Ainsi, pour garder le rendement, il doit doubler la quantité d’engrais FOMI. C’est comme ça que les cultivateurs voient le budget d’achat des fertilisants multiplié par deux parce que le prix d’un kg d’engrais FOMI est égal à celui de NPK. « Et voilà ce qui explique la hausse du prix du riz. Un kg s’achète à 2500 BIF au moment de la récolte. C’est du jamais vu à Cibitoke, une première », fait-il remarquer.
La direction agricole nuance
Edmond Uwikundiye, responsable du service agricole au Bureau provincial de l’Environnement, de l’Agriculture et de l’Elevage à Cibitoke reconnaît que la production a baissé : « La récolte obtenue au cours de la saison culturale A et B n’est pas bonne ».
La récolte du maïs a baissé. Le rendement par hectare se chiffre à 2 tonnes alors qu’il était à plus de 3 tonnes l’année dernière. Même chose pour le riz, le rendement est estimé 4,5 tonnes par hectare alors qu’il était de 5,5 tonnes l’année passée.
Outre le retard de livraison d’engrais minéral, la mauvaise pluviométrie, la mauvaise qualité des semences et le changement climatique sont d’autres facteurs qui ont entraîné la baisse de la production.
M. Uwikundiye fait savoir que ce retard de livraison d’engrais a bouleversé les anticipations des cultivateurs. Tout le monde commande beaucoup d’engrais pour constituer un stock pour la saison prochaine.
Pour le moment, la quantité d’engrais demandée a été multipliée par trois. Normalement, la saison C demande peu d’engrais. Mais la quantité nécessaire est le triple de celle de la saison B parce que durant la saison sèche, beaucoup de gens ne peuvent pas avoir de l’eau suffisante pour arroser les champs.

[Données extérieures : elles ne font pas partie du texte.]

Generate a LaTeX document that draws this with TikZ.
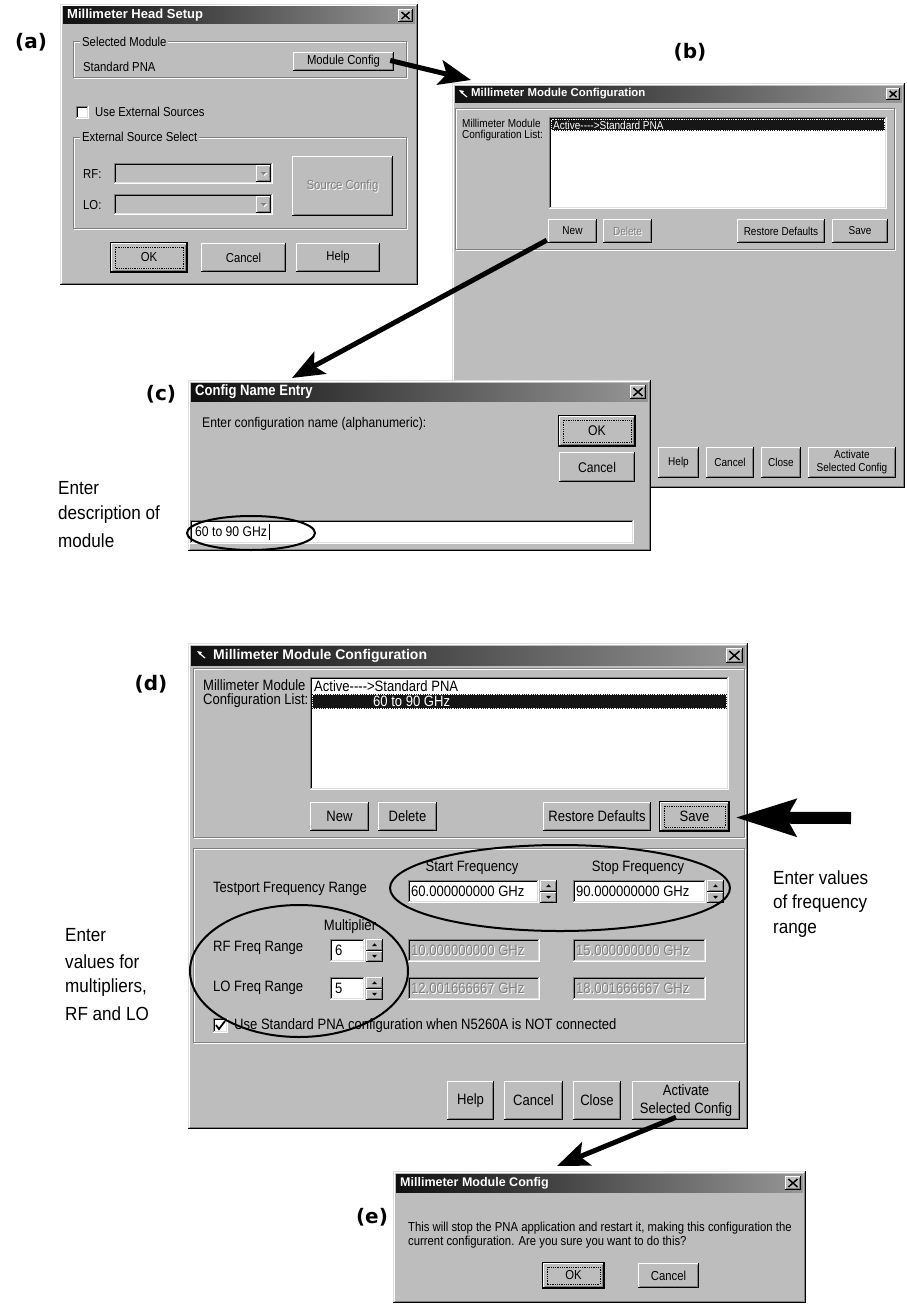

La FOMI rassure : « D’ici 7 mois, le problème sera résolu. »
Les données fournies par la direction provinciale de l’agriculture confirment que la quantité d’engrais commandée n’est pas livrée en sa totalité. Pour le fertilisant de type Totahaza, sur 2047,6 tonnes commandées, seules 381,7 ont été déjà fournies aux cultivateurs. Pour la catégorie d’engrais dénommé Imbura, sur 671,7 tonnes commandées, 455,2 ont été servies par FOMI. Concernant Bagara, seules 55,5 tonnes demandées ont été livrées.
Face aux lamentations des cultivateurs, Herménégilde Manyange, directeur général adjoint de FOMI reconnaît que la demande d’engrais dépasse leur capacité productive. « Au cours de la saison C, les cultivateurs ont commandé 24 000 tonnes alors que nous n’avions prévu que 8 000. ». Ce responsable se veut rassurant. La FOMI prévoit de faire l’extension de son usine. D’ici 7 mois, le problème sera résolu.